### Supplied information ###
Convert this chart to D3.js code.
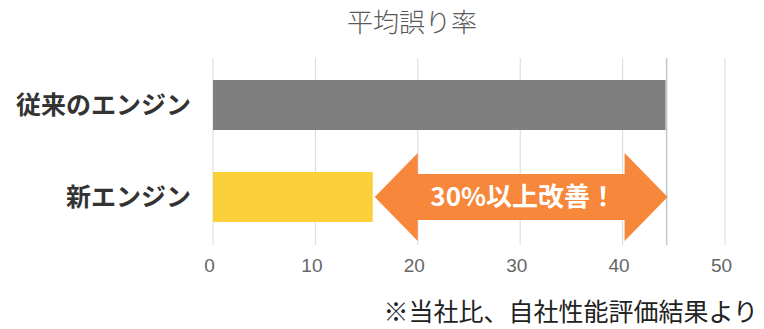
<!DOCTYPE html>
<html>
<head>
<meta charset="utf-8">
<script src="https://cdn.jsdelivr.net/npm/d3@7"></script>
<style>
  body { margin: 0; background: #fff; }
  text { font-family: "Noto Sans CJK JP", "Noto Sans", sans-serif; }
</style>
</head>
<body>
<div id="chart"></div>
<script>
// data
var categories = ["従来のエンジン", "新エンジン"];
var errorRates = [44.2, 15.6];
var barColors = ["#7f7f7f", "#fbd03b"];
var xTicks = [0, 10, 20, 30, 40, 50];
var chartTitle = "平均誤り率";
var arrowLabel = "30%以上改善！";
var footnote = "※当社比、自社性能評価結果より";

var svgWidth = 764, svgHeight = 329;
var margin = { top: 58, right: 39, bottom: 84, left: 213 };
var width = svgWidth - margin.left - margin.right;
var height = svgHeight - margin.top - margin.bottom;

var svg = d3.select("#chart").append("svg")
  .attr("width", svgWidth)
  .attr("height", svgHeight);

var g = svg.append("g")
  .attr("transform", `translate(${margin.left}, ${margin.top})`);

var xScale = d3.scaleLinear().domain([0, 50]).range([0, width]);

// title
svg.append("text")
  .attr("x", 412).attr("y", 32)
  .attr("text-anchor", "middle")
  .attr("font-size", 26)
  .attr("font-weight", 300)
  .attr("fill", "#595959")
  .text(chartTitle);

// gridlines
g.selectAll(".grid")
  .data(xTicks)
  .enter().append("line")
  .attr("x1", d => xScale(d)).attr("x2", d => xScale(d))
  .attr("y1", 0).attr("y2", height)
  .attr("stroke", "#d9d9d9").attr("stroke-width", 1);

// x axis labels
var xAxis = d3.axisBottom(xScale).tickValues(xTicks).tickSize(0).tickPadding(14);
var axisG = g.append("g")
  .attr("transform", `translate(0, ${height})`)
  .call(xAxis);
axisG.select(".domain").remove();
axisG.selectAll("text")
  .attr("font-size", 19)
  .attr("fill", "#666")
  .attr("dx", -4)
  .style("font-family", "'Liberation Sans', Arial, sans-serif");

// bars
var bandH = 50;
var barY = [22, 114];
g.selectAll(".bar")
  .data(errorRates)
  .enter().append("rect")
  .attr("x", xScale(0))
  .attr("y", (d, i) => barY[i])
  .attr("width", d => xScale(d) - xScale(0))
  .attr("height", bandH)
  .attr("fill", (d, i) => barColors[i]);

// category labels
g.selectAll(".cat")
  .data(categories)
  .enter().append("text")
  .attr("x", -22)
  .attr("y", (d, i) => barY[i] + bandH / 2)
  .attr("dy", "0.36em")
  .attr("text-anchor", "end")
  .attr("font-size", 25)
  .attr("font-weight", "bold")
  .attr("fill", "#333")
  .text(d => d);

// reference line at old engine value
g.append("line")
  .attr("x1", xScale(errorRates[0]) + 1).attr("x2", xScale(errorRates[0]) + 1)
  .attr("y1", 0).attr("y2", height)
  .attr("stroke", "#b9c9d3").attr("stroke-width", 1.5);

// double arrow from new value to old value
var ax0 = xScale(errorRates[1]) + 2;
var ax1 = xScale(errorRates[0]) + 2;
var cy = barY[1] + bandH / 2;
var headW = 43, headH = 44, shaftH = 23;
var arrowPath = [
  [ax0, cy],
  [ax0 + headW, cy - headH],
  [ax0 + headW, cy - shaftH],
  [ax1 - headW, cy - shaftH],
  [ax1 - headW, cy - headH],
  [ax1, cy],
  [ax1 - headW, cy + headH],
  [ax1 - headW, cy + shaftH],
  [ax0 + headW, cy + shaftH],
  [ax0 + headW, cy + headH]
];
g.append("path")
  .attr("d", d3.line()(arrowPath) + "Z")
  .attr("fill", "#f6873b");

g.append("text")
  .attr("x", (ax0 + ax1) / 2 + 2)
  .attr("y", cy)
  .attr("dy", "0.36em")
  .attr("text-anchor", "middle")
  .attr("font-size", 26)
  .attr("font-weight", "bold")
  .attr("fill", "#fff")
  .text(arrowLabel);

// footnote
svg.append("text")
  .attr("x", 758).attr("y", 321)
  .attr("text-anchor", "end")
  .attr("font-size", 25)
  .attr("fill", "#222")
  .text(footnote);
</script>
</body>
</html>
###
§ **Problem to work on**: Starting at the first line of the material, output exactly the lines up to and including the one with "var height = svgHeight". Do not include the pictures.

§ **Finished answer**:
Convert this chart to D3.js code.
<!DOCTYPE html>
<html>
<head>
<meta charset="utf-8">
<script src="https://cdn.jsdelivr.net/npm/d3@7"></script>
<style>
  body { margin: 0; background: #fff; }
  text { font-family: "Noto Sans CJK JP", "Noto Sans", sans-serif; }
</style>
</head>
<body>
<div id="chart"></div>
<script>
// data
var categories = ["従来のエンジン", "新エンジン"];
var errorRates = [44.2, 15.6];
var barColors = ["#7f7f7f", "#fbd03b"];
var xTicks = [0, 10, 20, 30, 40, 50];
var chartTitle = "平均誤り率";
var arrowLabel = "30%以上改善！";
var footnote = "※当社比、自社性能評価結果より";

var svgWidth = 764, svgHeight = 329;
var margin = { top: 58, right: 39, bottom: 84, left: 213 };
var width = svgWidth - margin.left - margin.right;
var height = svgHeight - margin.top - margin.bottom;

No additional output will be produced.